7 Do’s and Don’ts of Looking Someone Up Before a Blind Date

Meeting someone for a blind date often involves curiosity and caution. Many people now look up basic information online before agreeing to meet, especially when the introduction comes through apps or mutual contacts. A quick search may confirm details and help a person feel prepared before meeting. Still, excessive searching can create unrealistic expectations or cross personal boundaries. Knowing where to draw the line matters as much as deciding to search in the first place.
Do Verify Basic Details
Looking into publicly available information can help confirm whether a person is presenting themselves honestly. Checking details such as a first name, workplace, or general online presence may reduce uncertainty before meeting someone new. This step is often less about suspicion and more about personal awareness.
Simple checks can also reveal whether information shared during conversations matches what appears online. Consistency may help build trust before the first meeting takes place.
Don’t Turn Casual Curiosity Into Surveillance
Searching for every available detail can quickly become excessive. Reading years of posts, reviewing old photographs, or tracking social connections may create assumptions that are incomplete or inaccurate. Online information rarely provides full context about a person’s life.
Overresearching can also shape expectations before two people have an opportunity to interact naturally. A blind date works best when conversation develops through direct interaction rather than through collected online impressions.
Do Focus on Safety Signals
Certain searches may help identify concerns related to personal safety. Publicly available information can sometimes reveal major inconsistencies, false identities, or suspicious behavior patterns. People meeting for the first time often use these checks to feel more comfortable before arranging an in-person meeting.
Practical precautions still matter alongside online searches. Choosing a public meeting location, informing a trusted contact, and arranging independent transportation remain useful steps regardless of what appears online.
Don’t Rely Entirely on Social Media Profiles
Profiles on social platforms often present selective versions of daily life. Carefully chosen photographs, edited captions, and limited interactions may not accurately reflect someone’s personality or behavior offline. Judging compatibility entirely through online activity can therefore be misleading.
Inactive profiles may also create unnecessary doubts. Some individuals prefer privacy or simply use social media less frequently than others. A limited online presence does not automatically suggest dishonesty.
Do Respect Personal Boundaries
Searching for publicly accessible information differs from attempting to access private material. Trying to enter restricted accounts, contacting relatives without permission, or using deceptive methods crosses ethical boundaries. Respect for privacy remains important even when people are preparing to meet for the first time.
Balanced research generally stays within information intentionally shared in public spaces. Keeping searches limited and reasonable helps maintain fairness between both individuals involved.
Do Keep Information in Context
Search results may combine outdated material, shared names, or incomplete records that do not accurately represent a person. Treating every result as definitive can lead to unfair assumptions before the first meeting even occurs. Reviewing information carefully and avoiding snap judgments helps maintain perspective during the process.

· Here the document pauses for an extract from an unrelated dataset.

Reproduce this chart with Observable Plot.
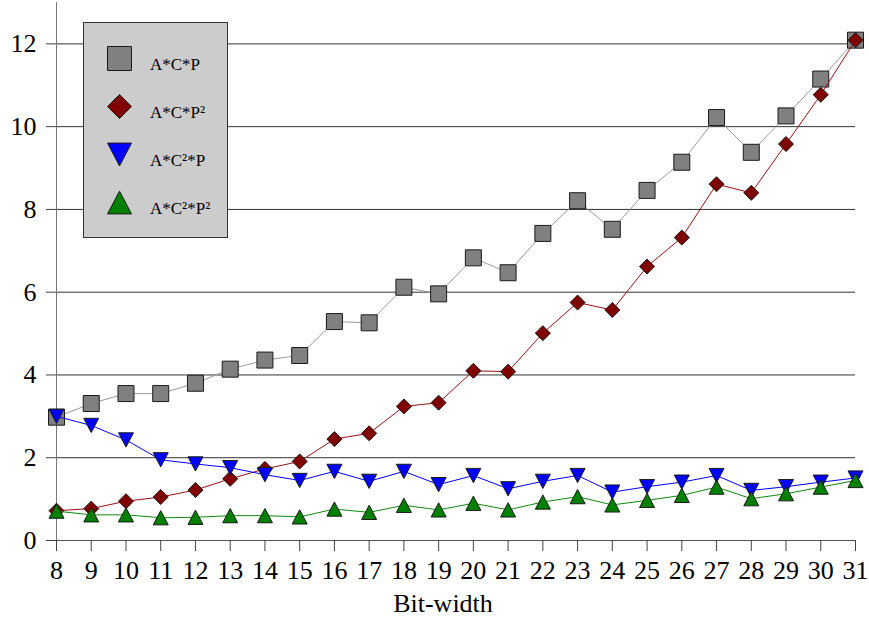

Don’t Let Online Findings Control the Conversation
Bringing up deeply personal details discovered online may create discomfort during a first meeting. Mentioning old photographs, family history, or unrelated past events can make the other person feel closely monitored rather than genuinely welcomed.
Early conversations usually work better when they focus on topics both people choose to discuss openly. Allowing room for natural discovery often creates a more relaxed atmosphere during a blind date.
Online searches can provide fragments of information, but they cannot fully predict chemistry, communication style, or compatibility. A person may appear very different during face-to-face interaction than they do through posts or search results. Relying too heavily on digital impressions may therefore distort expectations before the meeting begins.
Approaching the date with balanced awareness is often more practical than forming firm conclusions in advance. Careful research may support personal safety, but respectful conversation and direct interaction remain central to getting to know someone new.